**PROBLEM DETAILS:**
Reproduce all the lines below exactly and omit the images.

**PROVIDED INFORMATION:**
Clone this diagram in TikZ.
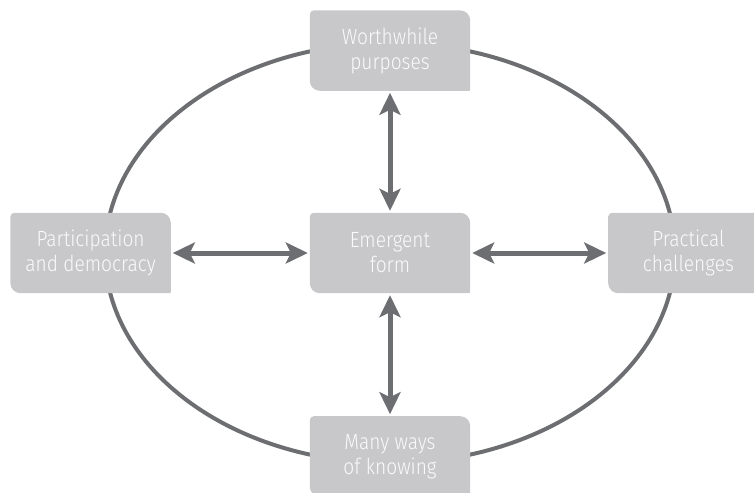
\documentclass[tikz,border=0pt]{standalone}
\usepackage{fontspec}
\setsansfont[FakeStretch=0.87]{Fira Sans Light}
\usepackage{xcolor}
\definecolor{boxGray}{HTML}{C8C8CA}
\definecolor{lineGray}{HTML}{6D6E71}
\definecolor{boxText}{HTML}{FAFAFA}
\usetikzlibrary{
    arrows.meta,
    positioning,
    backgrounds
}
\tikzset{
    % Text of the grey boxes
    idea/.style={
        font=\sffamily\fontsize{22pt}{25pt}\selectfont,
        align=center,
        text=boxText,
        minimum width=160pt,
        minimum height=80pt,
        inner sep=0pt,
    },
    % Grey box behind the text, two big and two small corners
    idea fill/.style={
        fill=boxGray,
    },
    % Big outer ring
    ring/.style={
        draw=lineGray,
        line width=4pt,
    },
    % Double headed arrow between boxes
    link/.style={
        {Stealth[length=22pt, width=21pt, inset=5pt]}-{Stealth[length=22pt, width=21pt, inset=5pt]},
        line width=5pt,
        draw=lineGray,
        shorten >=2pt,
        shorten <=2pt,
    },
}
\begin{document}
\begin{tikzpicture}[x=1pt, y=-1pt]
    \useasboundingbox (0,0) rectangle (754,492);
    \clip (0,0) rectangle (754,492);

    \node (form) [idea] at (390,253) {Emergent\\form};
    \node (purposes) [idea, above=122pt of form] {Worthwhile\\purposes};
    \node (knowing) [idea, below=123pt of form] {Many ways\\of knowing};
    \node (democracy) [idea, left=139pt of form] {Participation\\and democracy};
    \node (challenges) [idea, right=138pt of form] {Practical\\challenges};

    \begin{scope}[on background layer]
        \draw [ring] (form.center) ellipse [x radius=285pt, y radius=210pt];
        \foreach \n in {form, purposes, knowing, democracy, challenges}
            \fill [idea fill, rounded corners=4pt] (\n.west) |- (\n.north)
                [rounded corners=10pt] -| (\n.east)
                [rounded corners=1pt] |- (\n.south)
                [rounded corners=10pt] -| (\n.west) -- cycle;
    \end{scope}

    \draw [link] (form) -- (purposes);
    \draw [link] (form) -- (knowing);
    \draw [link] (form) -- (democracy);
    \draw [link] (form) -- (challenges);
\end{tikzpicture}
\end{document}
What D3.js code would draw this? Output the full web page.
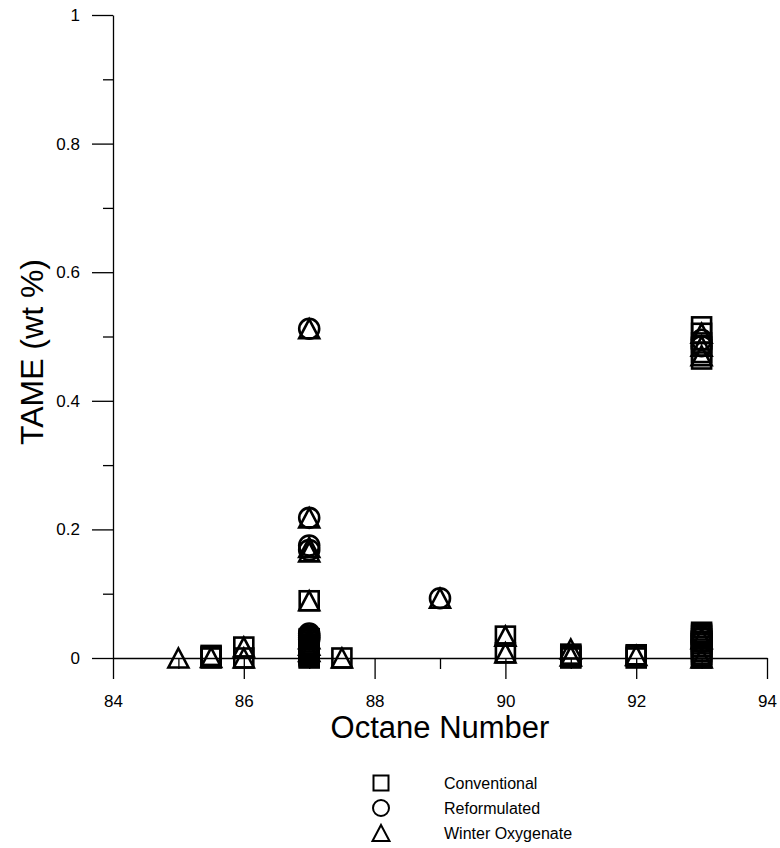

**WRITTEN SOLUTION:**
Clone this diagram in TikZ.
\documentclass[tikz,border=0pt]{standalone}
\usepackage{fontspec}
\setsansfont[FakeStretch=0.87]{Fira Sans Light}
\usepackage{xcolor}
\definecolor{boxGray}{HTML}{C8C8CA}
\definecolor{lineGray}{HTML}{6D6E71}
\definecolor{boxText}{HTML}{FAFAFA}
\usetikzlibrary{
    arrows.meta,
    positioning,
    backgrounds
}
\tikzset{
    % Text of the grey boxes
    idea/.style={
        font=\sffamily\fontsize{22pt}{25pt}\selectfont,
        align=center,
        text=boxText,
        minimum width=160pt,
        minimum height=80pt,
        inner sep=0pt,
    },
    % Grey box behind the text, two big and two small corners
    idea fill/.style={
        fill=boxGray,
    },
    % Big outer ring
    ring/.style={
        draw=lineGray,
        line width=4pt,
    },
    % Double headed arrow between boxes
    link/.style={
        {Stealth[length=22pt, width=21pt, inset=5pt]}-{Stealth[length=22pt, width=21pt, inset=5pt]},
        line width=5pt,
        draw=lineGray,
        shorten >=2pt,
        shorten <=2pt,
    },
}
\begin{document}
\begin{tikzpicture}[x=1pt, y=-1pt]
    \useasboundingbox (0,0) rectangle (754,492);
    \clip (0,0) rectangle (754,492);

    \node (form) [idea] at (390,253) {Emergent\\form};
    \node (purposes) [idea, above=122pt of form] {Worthwhile\\purposes};
    \node (knowing) [idea, below=123pt of form] {Many ways\\of knowing};
    \node (democracy) [idea, left=139pt of form] {Participation\\and democracy};
    \node (challenges) [idea, right=138pt of form] {Practical\\challenges};

    \begin{scope}[on background layer]
        \draw [ring] (form.center) ellipse [x radius=285pt, y radius=210pt];
        \foreach \n in {form, purposes, knowing, democracy, challenges}
            \fill [idea fill, rounded corners=4pt] (\n.west) |- (\n.north)
                [rounded corners=10pt] -| (\n.east)
                [rounded corners=1pt] |- (\n.south)
                [rounded corners=10pt] -| (\n.west) -- cycle;
    \end{scope}

    \draw [link] (form) -- (purposes);
    \draw [link] (form) -- (knowing);
    \draw [link] (form) -- (democracy);
    \draw [link] (form) -- (challenges);
\end{tikzpicture}
\end{document}
What D3.js code would draw this? Output the full web page.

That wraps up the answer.